USCG Cutter Storis Added To National Register of Historic Places
January 15, 2013
In 2007, the Storis was decommissioned and put in floating storage in California. A non-profit Juneau-based group, Storis Museum, is working to bring the ship back to Alaska for preservation and use as a historic museum ship and training and educational vessel.
“For more than 50 years, the Storis was involved in icebreaking, search and rescue, law enforcement, and medical and disaster relief services in the North Pacific Ocean, Gulf of Alaska, and Bering Sea—some of the roughest seas in the world,“ Bittner said.
The Storis was added to the National Register – the nation’s catalog of more than 85,000 historic properties worthy of preservation – on Dec. 31, 2012. The Office of History and Archaeology endorsed listing the vessel.
Built in Ohio and commissioned in 1942, the Storis guarded waters around Greenland and provided convoy escort services for protection against German U-boats during World War II. After its transfer to Juneau in 1948, the vessel provided medical and judicial services to western Alaska villages and assisted with the transport of people and supplies for construction of the Distant Early Warning radar stations (DEW Line).

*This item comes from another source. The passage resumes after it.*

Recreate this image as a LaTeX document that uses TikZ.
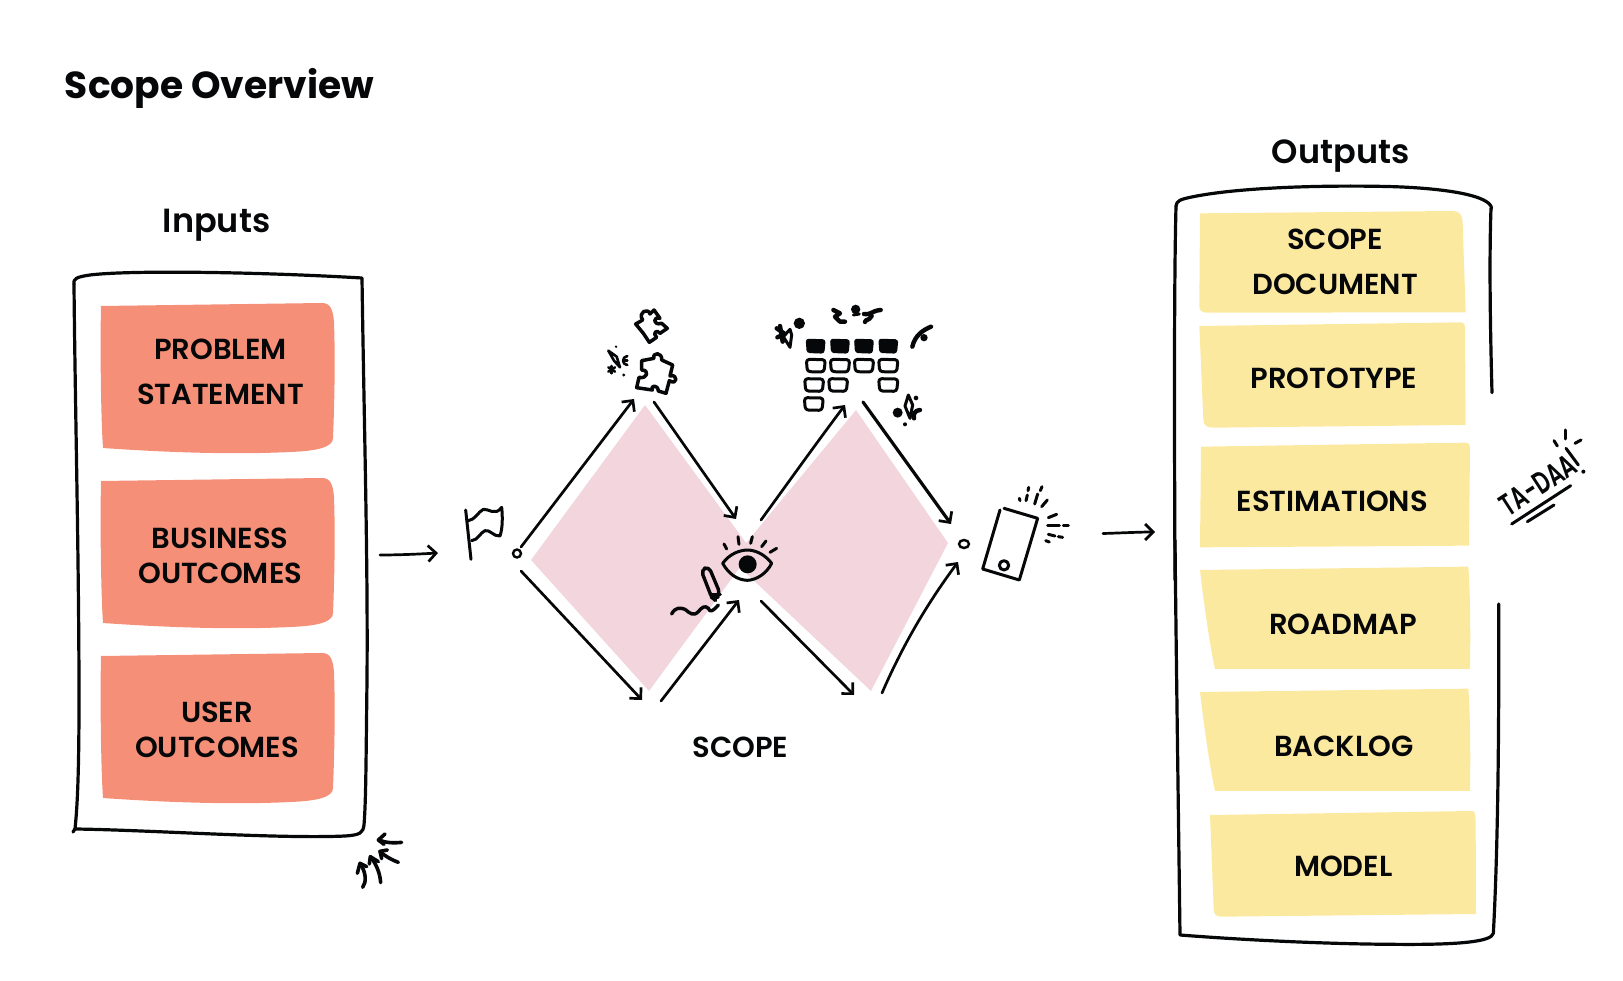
\documentclass[tikz,border=0pt]{standalone}
\usepackage{fontspec}
\usepackage{graphicx}
\usetikzlibrary{arrows.meta,shapes.geometric}
\setmainfont{Poppins}
\newfontfamily\pmed{Poppins SemiBold}
\newfontfamily\pbold{Poppins}[UprightFont=* Bold]
\definecolor{salmon}{HTML}{F58F78}
\definecolor{butter}{HTML}{FCE9A0}
\definecolor{petal}{HTML}{F3D5DE}
\definecolor{ink}{HTML}{050708}
\tikzset{
  x=1pt,y=-1pt,
  stickytext/.style={font=\pmed\fontsize{29}{45}\selectfont,align=center,inner sep=0pt,text=ink},
  stickytextb/.style={stickytext,font=\pmed\fontsize{29}{35}\selectfont},
  heading/.style={font=\pmed\fontsize{33.5}{40}\selectfont,anchor=base,inner sep=0pt,text=ink},
  sketch/.style={draw=ink,line width=3.2pt,line cap=round,line join=round},
  link/.style={draw=ink,line width=2.7pt,line cap=round,-{Straight Barb[length=8pt,width=16pt,line width=2.7pt]}},
  doodle/.style={draw=ink,line width=3pt,line cap=round,line join=round},
  puzzle/.style={draw=ink,line width=3.5pt,line cap=round,line join=round},
  heavy doodle/.style={draw=ink,line width=4.4pt,line cap=round,line join=round},
  thin doodle/.style={draw=ink,line width=2.6pt,line cap=round,line join=round},
  z3/.style={shift={(440,290)},scale=1/3},
  z4/.style={shift={(740,290)},scale=1/3},
  z6/.style={shift={(1160,120)},scale=1/3},
  z7/.style={shift={(1160,540)},scale=1/3},
  z8/.style={shift={(660,520)},scale=1/3},
  z9/.style={shift={(1480,420)},scale=1/3},
  z10/.style={shift={(330,810)},scale=1/3},
}
\newcommand{\salmonnote}[1]{%
  \fill[salmon,shift={(0,#1)}] (101,306) -- (322,303) .. controls (330,303) and (333,309) .. (334,322)
    .. controls (335,350) and (335,390) .. (333,438) .. controls (333,447) and (318,451) .. (290,452)
    .. controls (230,455) and (160,452) .. (103,448) .. controls (101,420) and (100,350) .. (101,306) -- cycle;}
\begin{document}
\begin{tikzpicture}
\useasboundingbox (0,0) rectangle (1623,981);
% titles
\node[heading,font=\pbold\fontsize{37.6}{44}\selectfont] (title) at (219.5,99) {Scope Overview};
\node[heading] (inputs) at (216.5,232.5) {Inputs};
\node[heading] (outputs) at (1340.7,164) {Outputs};
% inputs frame
\draw[sketch] (74,284) .. controls (73,279) and (76,277) .. (90,275) .. controls (130,270) and (260,272) .. (362,278)
  .. controls (364,420) and (368,560) .. (367,680) .. controls (366,760) and (366,800) .. (364,825)
  .. controls (363,833) and (360,835) .. (345,836) .. controls (280,839) and (150,830) .. (75,829) -- (73,832);
\draw[sketch] (74,284) .. controls (75,400) and (79,560) .. (79,700) .. controls (79,780) and (77,810) .. (75,829);
\salmonnote{0}\salmonnote{175}\salmonnote{350}
\node[stickytext] (n1) at (220.5,372) {PROBLEM\\STATEMENT};
\node[stickytextb] (n2) at (220.2,556) {BUSINESS\\OUTCOMES};
\node[stickytextb] (n3) at (217,730) {USER\\OUTCOMES};
% corner arrows
\begin{scope}[z10,line width=3.6pt,draw=ink,line cap=round,line join=round]
\draw (215,97) .. controls (190,100) and (165,98) .. (147,90);
\draw (165,72) -- (145,90) -- (162,103);
\draw (205,157) .. controls (185,150) and (165,138) .. (150,125);
\draw (172,120) -- (150,124) -- (155,146);
\draw (152,218) .. controls (150,190) and (140,165) .. (123,142);
\draw (118,162) -- (121,140) -- (145,155);
\draw (98,232) .. controls (110,215) and (108,190) .. (92,162);
\draw (82,190) -- (90,160) -- (110,170);
\end{scope}
% diamonds
\fill[petal] (531,560) -- (645,405) -- (752,551) -- (649,691) -- cycle;
\fill[petal] (732,560) -- (856,410) -- (948,543) -- (871,691) -- cycle;
% flag
\begin{scope}[z3]
\draw[doodle] (77,660) -- (93,808);
\draw[doodle] (85,692) .. controls (105,690) and (115,665) .. (130,658) .. controls (145,655) and (165,680) .. (185,652)
  .. controls (188,680) and (188,715) .. (180,738) .. controls (160,740) and (150,718) .. (135,722)
  .. controls (120,728) and (115,750) .. (95,752);
\end{scope}
% junctions and arrows
\node[draw=ink,line width=2.4pt,circle,inner sep=0pt,minimum size=8pt] (startdot) at (517,553.5) {};
\node[draw=ink,line width=2.4pt,ellipse,inner sep=0pt,minimum width=10pt,minimum height=8pt] (enddot) at (964,544) {};
\coordinate (inS) at (380,555); \coordinate (inE) at (438,553);
\coordinate (a1S) at (521,547); \coordinate (a1E) at (634,399);
\coordinate (a2S) at (654,402); \coordinate (a2E) at (736,519);
\coordinate (a3S) at (521,571); \coordinate (a3E) at (642,700);
\coordinate (a4S) at (661,701); \coordinate (a4E) at (739,600);
\coordinate (a5S) at (761,520); \coordinate (a5E) at (845,405);
\coordinate (a6S) at (863,402); \coordinate (a6E) at (951,524);
\coordinate (a7S) at (761,601); \coordinate (a7E) at (854,695);
\coordinate (a8S) at (882,693); \coordinate (a8E) at (958,562);
\coordinate (outS) at (1103,533.5); \coordinate (outE) at (1155,532);
\draw[link] (inS) .. controls (400,555) and (420,554) .. (inE);
\draw[link] (a1S) -- (a1E);
\draw[link] (a2S) -- (a2E);
\draw[link] (a3S) -- (a3E);
\draw[link] (a4S) -- (a4E);
\draw[link] (a5S) .. controls (790,480) and (815,445) .. (a5E);
\draw[link,line width=3.2pt] (a6S) -- (a6E);
\draw[link] (a7S) -- (a7E);
\draw[link] (a8S) .. controls (905,640) and (930,600) .. (a8E);
\draw[link] (outS) .. controls (1120,533) and (1140,532) .. (outE);
% SCOPE
\node[heading,font=\pmed\fontsize{29}{30}\selectfont] (scope) at (740.3,757) {SCOPE};
% eye & pencil
\begin{scope}[z8]
\draw[doodle] (188,130) .. controls (210,100) and (240,90) .. (265,90) .. controls (295,92) and (320,110) .. (335,130)
  .. controls (320,160) and (290,180) .. (262,181) .. controls (230,180) and (205,160) .. (188,130) -- cycle;
\fill[ink] (263,133) circle[radius=27];
\draw[doodle] (192,72) -- (200,87);
\draw[doodle] (234,50) -- (237,73);
\draw[doodle] (277,50) -- (272,70);
\draw[doodle] (318,63) -- (305,80);
\draw[doodle] (350,85) -- (330,97);
\draw[doodle,line width=3.4pt,rounded corners=5pt] (123,150) -- (146,139) -- (181,222) -- (165,240) -- (155,232) -- cycle;
\draw[doodle] (150,222) -- (181,222);
\draw[doodle,line width=3.4pt] (35,282) .. controls (45,262) and (60,262) .. (75,268) .. controls (90,280) and (100,290) .. (115,275)
  .. controls (125,262) and (135,255) .. (145,265) .. controls (150,280) and (160,272) .. (175,255);
\end{scope}
% puzzle pieces
\begin{scope}[z3]
\draw[puzzle] (590,293) -- (597,262) .. controls (622,268) and (630,240) .. (605,240) -- (605,212) -- (642,205)
  .. controls (636,186) and (668,186) .. (665,210) -- (698,225) -- (690,258)
  .. controls (714,250) and (714,288) .. (688,272) -- (678,310) -- (655,303)
  .. controls (654,283) and (630,285) .. (637,300) -- cycle;
\draw[puzzle] (587,102) -- (608,90) .. controls (592,66) and (625,52) .. (630,72) -- (642,60) -- (660,85)
  .. controls (638,78) and (638,108) .. (665,100) -- (682,115) -- (660,130)
  .. controls (650,116) and (636,130) .. (650,142) -- (628,157) -- (610,130) -- cycle;
\draw[thin doodle] (505,182) -- (530,200) -- (540,232) -- (522,212) -- cycle;
\draw[thin doodle] (505,232) -- (525,245);\draw[thin doodle] (515,228) -- (515,250);\draw[thin doodle] (505,245) -- (525,232);
\fill[ink] (551,255) circle[radius=5];\fill[ink] (528,170) circle[radius=4];
\draw[thin doodle] (562,198) .. controls (545,200) and (545,225) .. (562,225);
\draw[thin doodle] (550,212) -- (562,212);
\end{scope}
% grid
\begin{scope}[z4]
\foreach \xx/\xw in {197/257,270/330,342/402,415/475}{
  \fill[ink,rounded corners=3pt] (\xx,146) -- (\xw,148) -- (\xw-4,191) -- (\xx+3,189) -- cycle;}
\foreach \xx/\yy/\xw in {199/208/256,271/208/329,343/208/401,416/208/474,194/266/251,266/266/323,416/266/474,193/323/250}{
  \draw[doodle,rounded corners=3pt] (\xx,\yy) -- (\xw,\yy+1) -- (\xw-4,\yy+38) -- (\xx+3,\yy+37) -- cycle;}
\draw[heavy doodle] (110,115) -- (135,132) -- (112,142);
\draw[heavy doodle] (120,108) -- (128,155);
\draw[doodle] (150,118) -- (130,140) -- (150,172) -- (155,135) -- cycle;
\fill[ink] (178,100) circle[radius=17];
\draw[heavy doodle] (280,60) -- (300,70) -- (285,80) -- (300,95) -- (315,95);
\fill[ink] (347,58) circle[radius=14];
\draw[doodle] (340,75) -- (358,72);
\draw[heavy doodle] (372,72) .. controls (395,75) and (395,62) .. (422,60);
\draw[heavy doodle] (395,78) .. controls (385,95) and (378,85) .. (375,96);
\draw[heavy doodle] (517,170) .. controls (525,135) and (550,120) .. (573,110);
\fill[ink] (552,143) circle[radius=11];
\draw[doodle] (505,315) -- (495,348) -- (510,385) -- (518,345) -- cycle;
\fill[ink] (473,368) circle[radius=15];\fill[ink] (528,324) circle[radius=7];\fill[ink] (495,403) circle[radius=6];
\draw[heavy doodle] (540,360) .. controls (525,360) and (518,375) .. (522,385);
\end{scope}
% phone
\begin{scope}[z4]
\draw[doodle] (792,655) -- (893,685) -- (838,870) -- (728,837) -- (780,660);
\draw[doodle] (792,826) circle[radius=14];
\draw[doodle] (858,632) -- (862,615);
\draw[doodle] (838,625) -- (840,632);
\draw[doodle] (866,592) -- (864,602);
\draw[doodle] (884,642) -- (893,612);
\draw[doodle] (906,590) -- (901,602);
\draw[doodle] (905,650) -- (922,630);
\draw[doodle] (925,683) -- (950,673);
\draw[doodle] (923,708) -- (958,708);
\draw[doodle] (970,707) -- (985,707);
\draw[doodle] (925,733) -- (945,738);
\draw[doodle] (955,740) -- (968,742);
\draw[doodle] (917,752) -- (928,756);
\end{scope}
% output frame
\begin{scope}[z6]
\draw[sketch] (48,258) .. controls (50,242) and (60,238) .. (100,230) .. controls (250,200) and (520,195) .. (700,200)
  .. controls (850,205) and (990,225) .. (995,265);
\draw[sketch] (993,265) .. controls (988,400) and (990,600) .. (996,818);
\draw[sketch] (48,258) .. controls (42,500) and (43,900) .. (45,1380);
\fill[butter] (120,280) -- (880,273) .. controls (900,274) and (907,285) .. (908,310) -- (917,577) -- (140,578)
  .. controls (122,577) and (117,570) .. (118,550) -- cycle;
\fill[butter] (118,618) -- (905,607) .. controls (912,607) and (914,612) .. (915,625) -- (917,915) -- (160,923)
  .. controls (140,922) and (132,918) .. (130,900) -- cycle;
\fill[butter] (123,980) -- (915,968) .. controls (925,968) and (930,972) .. (930,985) -- (927,1277) -- (120,1282) -- cycle;
\end{scope}
\begin{scope}[z7]
\draw[sketch] (45,0) .. controls (48,300) and (55,800) .. (60,1185) .. controls (250,1200) and (500,1212) .. (700,1213)
  .. controls (900,1215) and (995,1205) .. (1000,1180) .. controls (1010,1000) and (1018,700) .. (1016,192);
\fill[butter] (120,90) -- (925,80) .. controls (930,150) and (932,250) .. (930,387) -- (165,387) .. controls (150,320) and (130,180) .. (120,90) -- cycle;
\fill[butter] (120,456) -- (925,446) .. controls (930,516) and (932,616) .. (930,753) -- (165,753) .. controls (150,686) and (130,546) .. (120,456) -- cycle;
\fill[butter] (150,825) -- (935,813) .. controls (945,813) and (946,820) .. (947,850) -- (948,1122) -- (185,1130)
  .. controls (168,1130) and (162,1125) .. (161,1105) -- cycle;
\end{scope}
\node[stickytext] (o1) at (1335,262) {SCOPE\\DOCUMENT};
\node[stickytext] (o2) at (1334,378) {PROTOTYPE};
\node[stickytext] (o3) at (1332.3,501) {ESTIMATIONS};
\node[stickytext] (o4) at (1343,624.5) {ROADMAP};
\node[stickytext] (o5) at (1343.8,746.5) {BACKLOG};
\node[stickytext] (o6) at (1343.3,866.5) {MODEL};
% TA-DAA
\node[rotate=33,inner sep=0pt,text=ink,font=\pmed\fontsize{31}{33}\selectfont] (tada) at (1538,485) {\scalebox{.68}[1]{TA-DAA}};
\begin{scope}[z9]
\draw[doodle] (95,312) -- (272,197);
\draw[doodle] (142,305) -- (222,255);
\draw[doodle] (258,85) -- (295,135);
\fill[ink] (310,155) circle[radius=6];
\draw[doodle] (222,62) -- (232,78);
\draw[doodle] (255,30) -- (255,57);
\draw[doodle] (285,70) -- (303,60);
\end{scope}
\end{tikzpicture}
\end{document}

In 1957, the Storis and two smaller Coast Guard cutters made a 67-day transit of the Northwest Passage, charting waters and collecting oceanographic information. With this trip, the Storis became the first American ship to circumnavigate the North American continent.
The Storis spent the ensuing 49 years based in Kodiak. In 1992, it made a historic goodwill port call at Petropavlovsk-Kamchatsky, making it the first foreign military vessel to visit since 1854, when the British and French attempted to seize the port during the Crimean War. The Storis had cameo appearances in the television series Deadliest Catch and the 2008 film The Guardian.